• **ROWS**
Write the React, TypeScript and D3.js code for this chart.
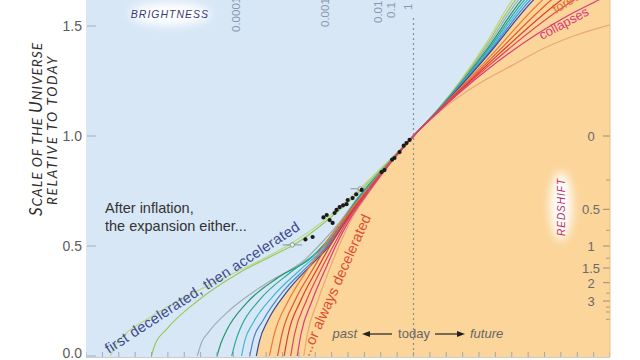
import React from 'react';
import * as d3 from 'd3';

type P = [number, number];

// time in billions of years from today, scale of the universe relative to today
const lightGreen: P[] = [[-18.5, 0], [-18.2, 0.05], [-17.6, 0.1], [-16.2, 0.17], [-14.5, 0.245], [-12, 0.34], [-9.5, 0.43], [-7.4, 0.515], [-5.4, 0.62], [-3.5, 0.745], [-1.7, 0.874], [0, 1], [1.5, 1.123], [3, 1.266], [4.5, 1.429], [6.04, 1.618], [6.5, 1.66]];
const yellowGreen: P[] = [[-16, 0], [-15.8, 0.05], [-15.1, 0.12], [-13.2, 0.25], [-10.6, 0.38], [-8.5, 0.46], [-7.1, 0.515], [-5.3, 0.615], [-3.4, 0.74], [-1.66, 0.872], [0, 1], [1.5, 1.121], [3, 1.26], [4.5, 1.417], [6.22, 1.618], [6.7, 1.66]];
const gray: P[] = [[-13.2, 0], [-12.95, 0.06], [-12.5, 0.11], [-11.2, 0.21], [-9, 0.33], [-6.6, 0.44], [-5.8, 0.5], [-4.6, 0.6], [-3.3, 0.73], [-1.62, 0.87], [0, 1], [1.5, 1.12], [3, 1.255], [4.5, 1.406], [6.4, 1.618], [6.9, 1.66]];
const darkGreen: P[] = [[-12, 0], [-11.75, 0.06], [-11.4, 0.118], [-10.2, 0.24], [-8.2, 0.36], [-6.2, 0.45], [-5.55, 0.5], [-4.5, 0.6], [-3.25, 0.73], [-1.6, 0.87], [0, 1], [1.5, 1.119], [3, 1.251], [4.5, 1.395], [6.59, 1.618], [7.1, 1.66]];
const teal: P[] = [[-11.1, 0], [-10.85, 0.07], [-10.55, 0.13], [-9.4, 0.255], [-7.6, 0.375], [-5.9, 0.47], [-5.45, 0.5], [-4.4, 0.6], [-3.2, 0.73], [-1.58, 0.87], [0, 1], [1.5, 1.118], [3, 1.247], [4.5, 1.386], [6.77, 1.618], [7.3, 1.66]];
const cyan: P[] = [[-10.5, 0], [-10.3, 0.07], [-9.8, 0.15], [-8.6, 0.27], [-6.95, 0.39], [-5.35, 0.5], [-4.35, 0.6], [-3.15, 0.73], [-1.56, 0.87], [0, 1], [1.5, 1.117], [3, 1.243], [4.5, 1.378], [6.95, 1.618], [7.5, 1.66]];
const blue: P[] = [[-10, 0], [-9.8, 0.07], [-9.2, 0.16], [-8, 0.29], [-6.5, 0.405], [-5.25, 0.5], [-4.3, 0.6], [-3.1, 0.73], [-1.55, 0.87], [0, 1], [1.5, 1.116], [3, 1.24], [4.5, 1.371], [7.13, 1.618], [7.7, 1.66]];
const navy: P[] = [[-9.6, 0], [-9.4, 0.07], [-8.9, 0.16], [-7.75, 0.29], [-6.3, 0.41], [-5.15, 0.5], [-4.25, 0.6], [-3.05, 0.73], [-1.54, 0.87], [0, 1], [1.5, 1.115], [3, 1.237], [4.5, 1.364], [7.32, 1.618], [7.9, 1.66]];
const orange: P[] = [[-8.8, 0], [-8.5, 0.1], [-7.65, 0.25], [-6.4, 0.4], [-5.5, 0.5], [-4.3, 0.62], [-2.9, 0.75], [-1.45, 0.88], [0, 1], [1.5, 1.114], [3, 1.229], [4.5, 1.347], [7.87, 1.618], [8.5, 1.66]];
const redOrange: P[] = [[-8.3, 0], [-8.03, 0.1], [-7.25, 0.25], [-6.1, 0.4], [-5.3, 0.5], [-4.2, 0.62], [-2.85, 0.75], [-1.43, 0.88], [0, 1], [1.5, 1.112], [3, 1.223], [4.5, 1.334], [8.41, 1.618], [9, 1.655]];
const red: P[] = [[-7.9, 0], [-7.65, 0.1], [-6.9, 0.25], [-5.85, 0.4], [-5.1, 0.5], [-4.1, 0.62], [-2.8, 0.75], [-1.41, 0.88], [0, 1], [1.5, 1.111], [3, 1.218], [4.5, 1.323], [9.02, 1.618], [9.6, 1.65]];
const crimson: P[] = [[-7.5, 0], [-7.26, 0.1], [-6.55, 0.25], [-5.6, 0.4], [-4.9, 0.5], [-4, 0.62], [-2.75, 0.75], [-1.4, 0.88], [0, 1], [1.5, 1.11], [3, 1.214], [4.5, 1.313], [9.8, 1.618], [10.4, 1.645]];
const pink: P[] = [[-7.1, 0], [-6.87, 0.1], [-6.2, 0.25], [-5.35, 0.4], [-4.75, 0.5], [-3.9, 0.62], [-2.7, 0.75], [-1.38, 0.88], [0, 1], [1.5, 1.108], [3, 1.209], [4.5, 1.301], [7.5, 1.461], [9.5, 1.55], [11.3, 1.618], [12, 1.645]];
const tan: P[] = [[-6.7, 0], [-6.48, 0.1], [-5.85, 0.25], [-5.1, 0.4], [-4.55, 0.5], [-3.8, 0.62], [-2.65, 0.75], [-1.36, 0.88], [0, 1], [1.5, 1.105], [3, 1.19], [4.5, 1.26], [6, 1.32], [8, 1.4], [10, 1.46], [12, 1.505]];

const models = [lightGreen, yellowGreen, gray, darkGreen, teal, cyan, blue, navy, tan, orange, redOrange, red, crimson, pink];
const modelColors = ['#bcd884', '#98c85a', '#a2adb0', '#24966c', '#2aa89c', '#3cb8d6', '#4a86cc', '#3c4690', '#e8a874', '#ec7a3a', '#e0582c', '#d83a30', '#e2445a', '#d83c7c'];

// supernova measurements
const supernovae: P[] = [[-0.24, 0.982], [-0.43, 0.968], [-0.6, 0.956], [-0.85, 0.927], [-1.16, 0.9], [-1.3, 0.893], [-1.77, 0.845], [-1.95, 0.836], [-3.17, 0.755], [-3.5, 0.735], [-3.72, 0.718], [-4.02, 0.709], [-4.09, 0.69], [-4.3, 0.685], [-4.51, 0.677], [-4.7, 0.664], [-4.82, 0.65], [-5.3, 0.641], [-5.12, 0.618], [-4.94, 0.605], [-5.5, 0.63], [-6.16, 0.541], [-6.6, 0.53]];
const openPoints: P[] = [[-7.4, 0.505], [-3.25, 0.76]];

const yTicks = [0, 0.5, 1.0, 1.5];
const timeTicks = d3.range(-20, 13, 1);
const redshiftMajor = [0, 0.5, 1, 1.5, 2, 3];
const redshiftMinor = [0.25, 0.75, 1.25, 2.5, 3.5, 4, 5];
const brightnessLabels = ['0.0001', '0.001', '0.01', '0.1', '1'];
const brightnessTimes = [-10.6, -5.16, -1.92, -1.13, -0.09];

const W = 640;
const H = 360;
const left = 86;
const right = 610;
const bottom = 357;

export default function App() {
  const x = d3.scaleLinear().domain([-20, 12]).range([left, right]);
  const y = d3.scaleLinear().domain([0, 1.5]).range([356, 26]);
  const line = d3.line<P>().x(d => x(d[0])).y(d => y(d[1])).curve(d3.curveMonotoneX);
  const area = d3.area<P>().x(d => x(d[0])).y0(bottom + 2).y1(d => y(d[1])).curve(d3.curveMonotoneX);
  const zy = (z: number) => y(1 / (1 + z));
  const font = 'Liberation Sans, Arial, sans-serif';
  const navyEnd = navy[navy.length - 1][0];
  const brightStart = [32, 27, 23, 18, 10];
  const titleProps = { textAnchor: 'middle' as const, fontFamily: 'Lato, sans-serif', fontStyle: 'italic', fill: '#2e2e2e' };

  return (
    <svg width={W} height={H} style={{ position: 'fixed', left: 0, top: 0, background: '#fff' }} fontFamily={font}>
      <defs>
        <clipPath id="plot"><rect x={left} y={-10} width={right - left} height={bottom + 10} /></clipPath>
        <filter id="glow" x="-50%" y="-50%" width="200%" height="200%"><feGaussianBlur stdDeviation="5" /></filter>
      </defs>
      <g clipPath="url(#plot)">
        <rect x={left} y={-10} width={right - left} height={bottom + 10} fill="#d8e7f6" />
        <path d={area(navy) || ''} fill="#fbd59a" />
        <rect x={x(navyEnd) - 1} y={-10} width={right - x(navyEnd) + 1} height={bottom + 10} fill="#fbd59a" />
        <line x1={x(0)} x2={x(0)} y1={18} y2={bottom} stroke="#8c8c8c" strokeWidth={1.2} strokeDasharray="2 3" />
        {models.map((m, i) => (
          <path key={i} d={line(m) || ''} fill="none" stroke={modelColors[i]} strokeWidth={1.2} />
        ))}
        {openPoints.map((p, i) => (
          <g key={i}>
            <line x1={x(p[0] - 0.6)} x2={x(p[0] + 0.6)} y1={y(p[1])} y2={y(p[1])} stroke="#8a9098" strokeWidth={1} />
            <circle cx={x(p[0])} cy={y(p[1])} r={2.2} fill="#eef2f6" stroke="#7a8088" strokeWidth={0.8} />
          </g>
        ))}
        {supernovae.map((p, i) => (
          <circle key={i} cx={x(p[0])} cy={y(p[1])} r={2.1} fill="#1a1a1a" />
        ))}
        {timeTicks.map(t => (
          <line key={t} x1={x(t)} x2={x(t)} y1={bottom - 5} y2={bottom} stroke="#8d9cae" strokeWidth={0.8} />
        ))}
        {yTicks.map(v => (
          <line key={v} x1={left + 1} x2={left + 10} y1={y(v)} y2={y(v)} stroke="#9fb0c2" strokeWidth={1} />
        ))}
        {redshiftMajor.map(z => (
          <line key={z} x1={right - 7} x2={right} y1={zy(z)} y2={zy(z)} stroke="#9a8a78" strokeWidth={1} />
        ))}
        {redshiftMinor.map(z => (
          <line key={z} x1={right - 4} x2={right} y1={zy(z)} y2={zy(z)} stroke="#9a8a78" strokeWidth={0.8} />
        ))}
      </g>
      <line x1={right} x2={right} y1={0} y2={bottom} stroke="#e6c08c" strokeWidth={1} />
      <line x1={left} x2={right} y1={bottom + 0.5} y2={bottom + 0.5} stroke="#c8ccd0" strokeWidth={1} />

      {yTicks.map(v => (
        <text key={v} x={82} y={Math.min(y(v) + 5, 358)} textAnchor="end" fontSize={14} fill="#5c5c5c">{v.toFixed(1)}</text>
      ))}
      {redshiftMajor.map(z => (
        <text key={z} x={591} y={zy(z) + 5} textAnchor="middle" fontSize={13} fill="#6a6a6a">{z}</text>
      ))}

      {brightnessLabels.map((s, i) => (
        <text key={s} transform={`translate(${x(brightnessTimes[i])},${brightStart[i]}) rotate(-90)`} fontSize={11.5} fill="#8896ac">{s}</text>
      ))}

      <ellipse cx={170} cy={14} rx={40} ry={11} fill="#fff" filter="url(#glow)" />
      <text x={170} y={18} textAnchor="middle" fontSize={10.5} fontStyle="italic" letterSpacing={1} fill="#3b3a78">BRIGHTNESS</text>

      <ellipse cx={561} cy={206} rx={11} ry={34} fill="#fff" filter="url(#glow)" />
      <text transform="translate(565,207) rotate(-90)" textAnchor="middle" fontSize={10} fontStyle="italic" letterSpacing={1} fill="#b4306c">REDSHIFT</text>

      <text transform="translate(42,129) rotate(-90)" {...titleProps} fontSize={13.6} letterSpacing={1}>
        <tspan fontSize={17}>S</tspan>CALE OF THE <tspan fontSize={17}>U</tspan>NIVERSE
      </text>
      <text transform="translate(57,130) rotate(-90)" {...titleProps} fontSize={13.6} letterSpacing={1.7}>RELATIVE TO TODAY</text>

      <text x={105} y={213} fontSize={14.5} fill="#333">After inflation,</text>
      <text x={105} y={231} fontSize={14.5} fill="#333">the expansion either...</text>
      <text transform="translate(109,354) rotate(-33)" fontSize={14.5} letterSpacing={0.3} fill="#3c4a8e">first decelerated, then accelerated</text>
      <text transform="translate(309,357) rotate(-66)" fontSize={14.5} fill="#e04a2e">...or always decelerated</text>
      <text transform="translate(556,14) rotate(-32)" fontSize={13} fill="#e07030">forever</text>
      <text transform="translate(542,40) rotate(-28)" fontSize={13} fill="#d83c7c">collapses</text>

      <text x={357} y={338} textAnchor="end" fontSize={13} fontStyle="italic" fill="#666">past</text>
      <line x1={392} x2={368} y1={334} y2={334} stroke="#222" strokeWidth={1.2} />
      <path d="M362,334 L370,331 L370,337 Z" fill="#222" />
      <text x={414} y={338} textAnchor="middle" fontSize={13} fill="#666">today</text>
      <line x1={435} x2={459} y1={334} y2={334} stroke="#222" strokeWidth={1.2} />
      <path d="M465,334 L457,331 L457,337 Z" fill="#222" />
      <text x={470} y={338} fontSize={13} fontStyle="italic" fill="#666">future</text>
    </svg>
  );
}
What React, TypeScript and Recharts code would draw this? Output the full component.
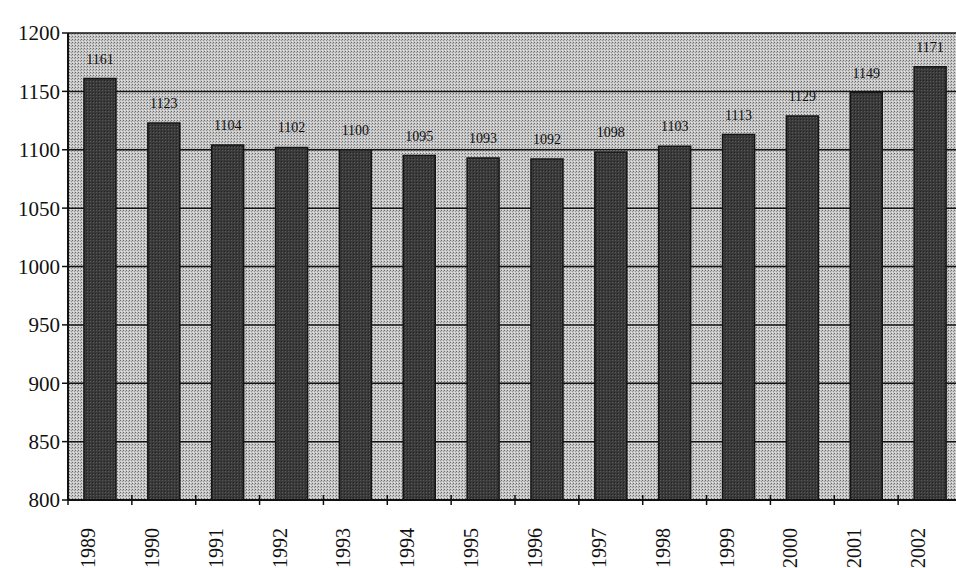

• **OBJECTIVE**
Leave out any pictures, please, and quote only the lines from the top of the data through the line that contains "type P = [number, number];".

• **SOLUTION FOR THIS PROBLEM**
Write the React, TypeScript and D3.js code for this chart.
import React from 'react';
import * as d3 from 'd3';

type P = [number, number];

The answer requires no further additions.